After assembly, seal the cable openings in the housing with silicone. Thanks to this, the housing will be tight.
Using the pictures shown above, combine together both modules using a prototype board. Using the cable pieces, connect the outputs from BME280 (VIN, GND, SCK and SDI) to the socket on the prototype board that we just soldered. Then we attach the pins from the FeatherWing Doubler module to it as follows:
3.3 V - VIN GND - GND SDA - SDI SCL - SCK
The mounting holes on the Adafruit prototype board have the same spacing as the shield dedicated to monitoring sunlight. Thanks to this, it is possible to easily connect everything with a few screws.
In the picture above one more row of female pins is visible. They were used during initial experiments with the system, aimed at selecting the best sensor - they are not needed for normal operation of the system.
Then we cut a piece of plexiglass, as shown in the photo - the cut fragment should be the width of the solar panel, but long enough for it to be screwed together with the panel to the appropriate shield. After installing the module prepared in this way, it will be slightly inclined, thanks to which it will be better to collect sunlight during the day.
In the plexiglass, we drill holes for mounting the photovoltaic panel and a dedicated shield for it, and we turn everything together, as in the photo above.
At this stage, we can connect the rest of the system to the "Load" connector to the Sunny Buddy module. The cable with JST connector is connected to the battery input of the Feather module. The weather station should immediately turn on and start broadcasting - every 10 minutes it should send a report with the measured parameters to the LoRa gateway in our system. The assembled measuring station has been working for the author of the project since October 2016 - it survived the winter without fail.

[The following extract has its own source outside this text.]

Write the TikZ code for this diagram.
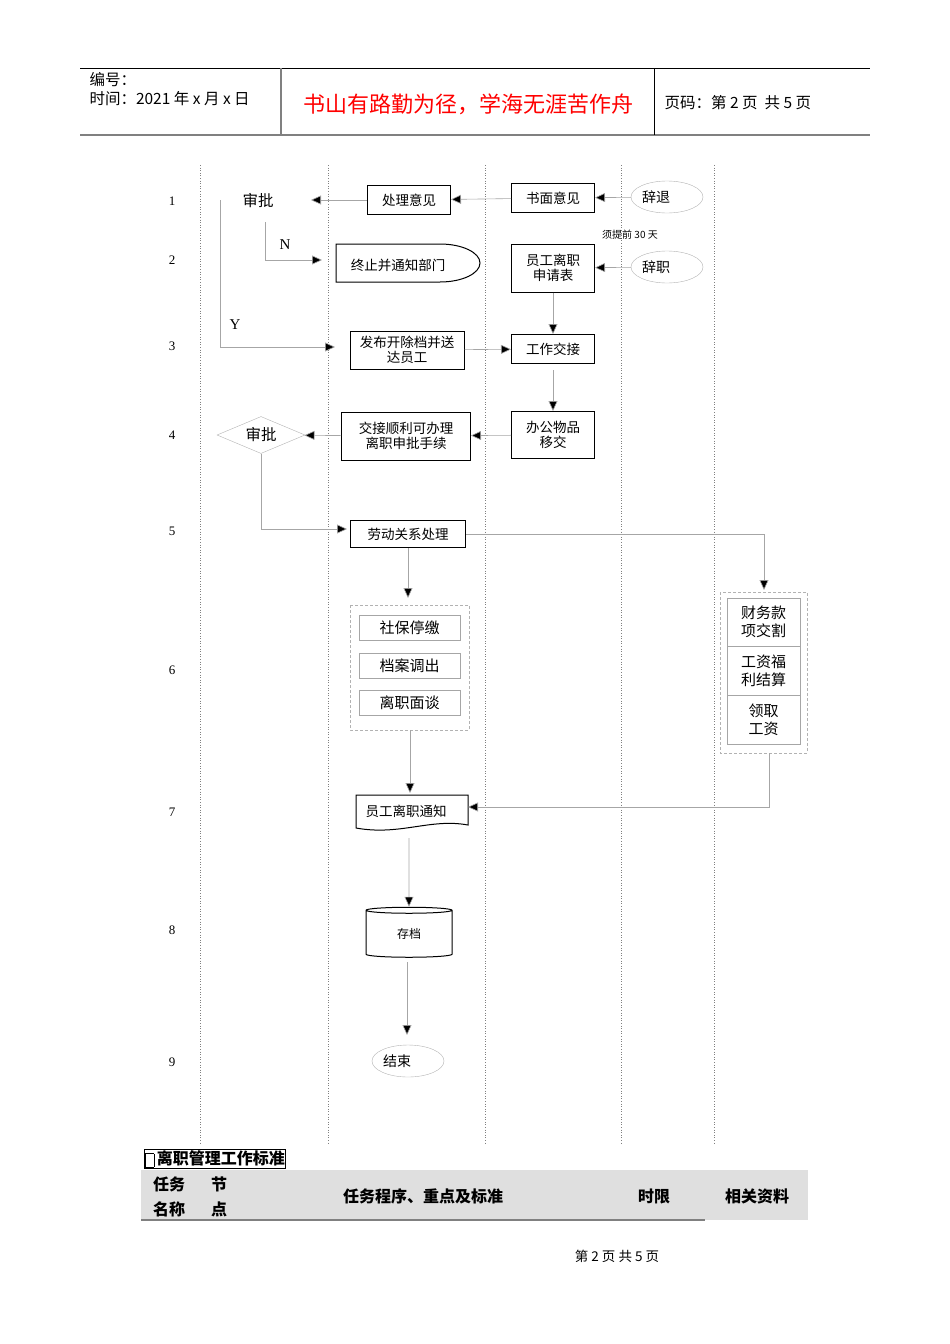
\documentclass[tikz,border=0pt]{standalone}
\usepackage{fontspec}
\setmainfont{Liberation Serif}
\newfontfamily\cjk{Noto Sans CJK SC}
\usetikzlibrary{shapes.geometric,arrows.meta}
\tikzset{
 bx/.style={draw,line width=1pt,font=\cjk\fontsize{13.5}{15.5}\selectfont,inner sep=0pt,align=center},
 gbx/.style={draw=gray!70,font=\cjk\fontsize{15}{18}\selectfont,inner sep=0pt,align=center},
 gell/.style={draw=gray!60,ellipse,font=\cjk\fontsize{14}{15}\selectfont,minimum width=72pt,minimum height=32pt,inner sep=0pt},
 con/.style={draw=gray!70,line width=0.6pt,-{Triangle[length=10pt,width=9pt,fill=black]}},
 lane/.style={draw=gray,dotted,line width=0.6pt},
 num/.style={font=\fontsize{13}{15}\selectfont},
}
\begin{document}
\begin{tikzpicture}[x=1pt,y=-1pt]
\useasboundingbox (0,0) rectangle (950,1344);
% header
\draw[line width=0.8pt] (80,68) -- (870,68);
\draw[gray,line width=1.8pt] (80,135) -- (870,135);
\draw[gray,line width=1.2pt] (281,68) -- (281,135);
\draw[line width=0.8pt] (654,68) -- (654,135);
\node[anchor=west,font=\cjk\fontsize{15.5}{18}\selectfont] (h1) at (86,80) {编号：};
\node[anchor=west,font=\cjk\fontsize{15.5}{18}\selectfont] (h2) at (86,99) {时间：2021 年 x 月 x 日};
\node[font=\cjk\fontsize{22}{26}\selectfont,text=red] (h3) at (468,104) {书山有路勤为径，学海无涯苦作舟};
\node[anchor=west,font=\cjk\fontsize{15.5}{18}\selectfont] (h4) at (661,103) {页码：第 2 页\ \ 共 5 页};
% lanes
\foreach \x in {200,328,485,621,714} \draw[lane] (\x,165) -- (\x,1145);
% row numbers
\foreach \n/\y in {1/201,2/260,3/346,4/435,5/531,6/670,7/812,8/930,9/1062} \node[num] (r\n) at (172,\y) {\n};
% nodes
\node[font=\cjk\fontsize{15.5}{18}\selectfont] (sp1) at (258,201) {审批};
\node[bx,minimum width=83pt,minimum height=29pt] (clyj) at (409,200) {处理意见};
\node[bx,minimum width=83pt,minimum height=29pt] (smyj) at (553,198) {书面意见};
\node[gell] (ct) at (667,197) {\hspace*{-22pt}辞退};
\node[font=\cjk\fontsize{10}{12}\selectfont] (xtq) at (630,235) {须提前 30 天};
\node[bx,minimum width=83pt,minimum height=48pt] (sqb) at (553,268) {员工离职\\申请表};
\node[gell] (cz) at (667,267) {\hspace*{-22pt}辞职};
\draw[line width=1pt] (336,244) -- (440,244) arc[start angle=90,end angle=-90,x radius=40pt,y radius=19pt] -- (336,282) -- cycle;
\node[font=\cjk\fontsize{13.5}{15}\selectfont] (zz) at (398,265) {终止并通知部门};
\coordinate (zzw) at (322,260);
\node[font=\fontsize{15}{17}\selectfont] (N) at (285,245) {N};
\node[font=\fontsize{15}{17}\selectfont] (Y) at (235,325) {Y};
\node[bx,minimum width=114pt,minimum height=38pt] (fb) at (407,350) {发布开除档并送\\达员工};
\node[bx,minimum width=83pt,minimum height=29pt] (gzjj) at (553,349) {工作交接};
\node[bx,minimum width=83pt,minimum height=47pt] (bg) at (553,435) {办公物品\\移交};
\node[bx,minimum width=129pt,minimum height=48pt] (jj) at (406,436) {交接顺利可办理\\离职申批手续};
\node[diamond,draw=gray!60,aspect=2.4,minimum width=88pt,minimum height=37pt,inner sep=0pt,font=\cjk\fontsize{15.5}{18}\selectfont] (sp2) at (261,435) {审批};
\node[bx,minimum width=115pt,minimum height=27pt] (ld) at (408,534) {劳动关系处理};
\coordinate (ldw) at (347,529);
% left group
\draw[gray!60,densely dashed] (350,605) rectangle (469,730);
\node[gbx,minimum width=101pt,minimum height=25pt] (sb) at (409.5,627.5) {社保停缴};
\node[gbx,minimum width=101pt,minimum height=25pt] (da) at (409.5,665.5) {档案调出};
\node[gbx,minimum width=101pt,minimum height=25pt] (lm) at (409.5,702.5) {离职面谈};
% right group
\draw[gray!60,densely dashed] (720,592) rectangle (807,753);
\node[gbx,minimum width=73pt,minimum height=48pt] (cw) at (763.5,622) {财务款\\项交割};
\node[gbx,minimum width=73pt,minimum height=49pt] (gz) at (763.5,670.5) {工资福\\利结算};
\node[gbx,minimum width=73pt,minimum height=49pt] (lq) at (763.5,719.5) {领取\\工资};
% document
\draw[line width=1pt] (356,795) -- (468,795) -- (468,825) .. controls (430,818) and (400,836) .. (356,828) -- cycle;
\node[font=\cjk\fontsize{13.5}{15}\selectfont] (tz) at (406,811) {员工离职通知};
% cylinder
\node[cylinder,shape border rotate=90,draw,line width=1pt,minimum width=86pt,minimum height=50pt,aspect=0.25,inner sep=0pt,font=\cjk\fontsize{12}{14}\selectfont] (cd) at (409,934) {存档};
\node[gell] (js) at (408,1061) {\hspace*{-22pt}结束};
% connectors
\draw[con] (smyj) -- (clyj);
\draw[con] (clyj) -- (311,200);
\draw[con] (ct) -- (smyj);
\draw[con] (cz) -- (sqb);
\draw[con] (265,222) -- (265,260) -- (zzw);
\draw[con] (220,200) -- (220,347) -- (335,347);
\draw[con] (sqb) -- (gzjj);
\draw[con] (fb) -- (gzjj);
\draw[con] (553,370) -- (bg.north);
\draw[con] (bg) -- (jj);
\draw[con] (jj) -- (sp2);
\draw[con] (sp2.south) -- (261,529) -- (ldw);
\draw[con] (ld.east) -- (764,534) -- (764,590);
\draw[con] (408,548) -- (408,598);
\draw[con] (410,730) -- (410,793);
\draw[con] (769,753) -- (769,807) -- (468,807);
\draw[con] (409,838) -- (cd.north);
\draw[con] (407,962) -- (407,1035);
% bottom table
\node[draw,line width=0.9pt,anchor=west,inner sep=1pt,font=\cjk\bfseries\fontsize{16}{18}\selectfont] (ttl) at (144,1159) {\raisebox{1pt}{\fbox{\rule{0pt}{7pt}\rule{2pt}{0pt}}}\,离职管理工作标准};
\fill[gray!25] (141,1170) rectangle (808,1220);
\draw[gray,line width=1.8pt] (141,1220) -- (705,1220);
\begin{scope}[every node/.style={font=\cjk\bfseries\fontsize{16}{18}\selectfont}]
\node (t1) at (169,1184) {任务};
\node (t2) at (169,1209) {名称};
\node (t3) at (219,1184) {节};
\node (t4) at (219,1209) {点};
\node (t5) at (423,1196) {任务程序、重点及标准};
\node (t6) at (654,1196) {时限};
\node (t7) at (757,1196) {相关资料};
\end{scope}
\node[font=\cjk\fontsize{13.5}{15}\selectfont] (ft) at (617,1256) {第 2 页 共 5 页};
\end{tikzpicture}
\end{document}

Step 4: LoRa IoT base station user interface
The menu displayed on the LCD screen of the base station presents a simple user interface controlled by four buttons we installed earlier in it. This menu allows you to easily add or remove functions from the system.
The interface is operated by four buttons: Func, Enter, Up and Down. The exact operation of the user interface is contained in the documentation in PDF files for download on the project website.
The interface has a number of options:
1. Turning the LCD backlight off and on.
Turns off the LCD backlight. After turning it off, just press the Func key to turn the backlight on again.
2. Display mode configuration.
Configures how the data is displayed in the second line of the display. There are three operating modes, each of which can be configured to display temperature or humidity, which together gives six options for data presentation.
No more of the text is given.